Qu'il n'y a pas lieu toutefois de faire bénéficier Mme Y d'une décision de relaxe : pour les faits antérieurs au 11 mars 1983 elle-même ayant reconnu lors de son audition du 13 décembre 1983 devant les services de police que Mme M, précédente gérante de la SARL W n'avait rien à voir dans cette affaire et que les marchandises dont le relevé avait été établi avaient été commandées par elle ;

Considérant qu'il résulte de ce qui précède que les sanctions infligées par le tribunal en réparation de fautes dont la gravité est certaine apparaissent insuffisantes ;

Que la cour possède les éléments nécessaires pour fixer ces peines en plus juste réparation des infractions à une peine d'amende de 40.000 F pour chacun d'entre eux ;

Par ces motifs ; Et ceux non contraires du Tribunal que la Cour adopte ; Statuant publiquement et contradictoirement par application de l'article 411 du Code de Procédure Pénale ; En la forme, Reçoit M. X et Mme Y et le Ministère Public en leurs appels ; Rejette les exceptions avancées par les prévenus ; Au fond, Confirme la décision déférée sur la qualification des faits et la déclaration de culpabilité ; L'émendant sur l'application de la peine, condamne M. X et Mme Y née X à une peine d'amende de 40.000 F (quarante mille francs) chacun.

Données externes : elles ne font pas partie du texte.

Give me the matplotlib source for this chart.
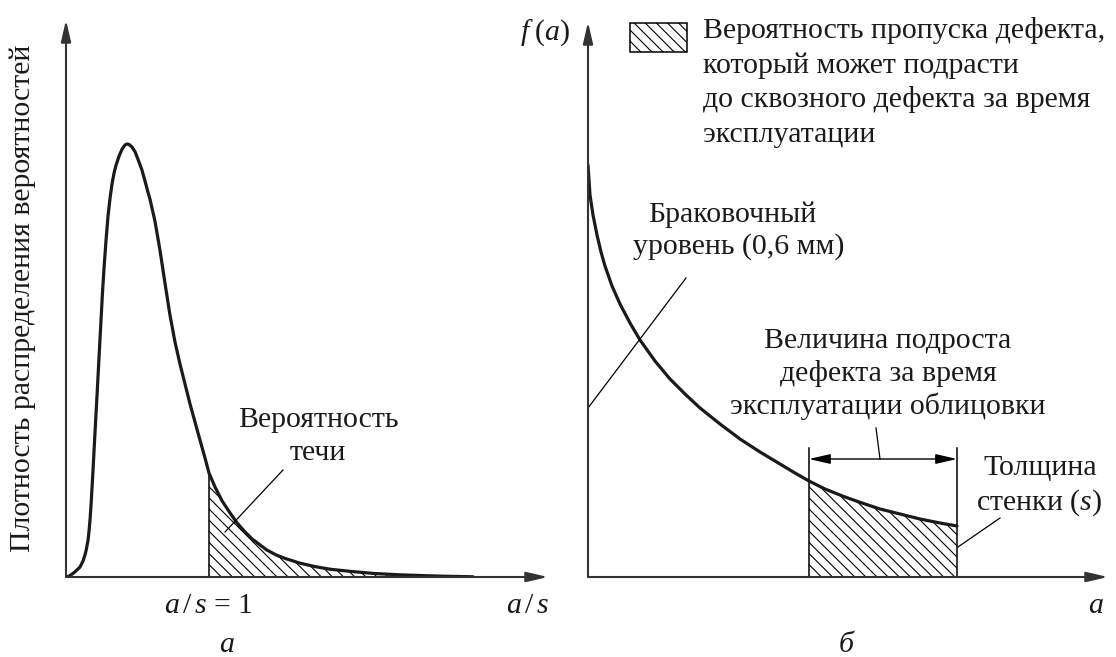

Condamne X Pierre et X Christine épouse Y aux dépens de première instance et d'appel liquidés à la somme de huit cent trente francs quatre vingt (830, 80 F), En ce compris le droit fixe du présent arrêt, le droit de poste et non compris les frais postérieurs éventuels. Prononce la contrainte par corps. Le tout en application des articles 31 de l'ordonnance n° 86-1243 du 1er décembre 1986 ; 473, 749 et 750 du Code de Procédure Pénale.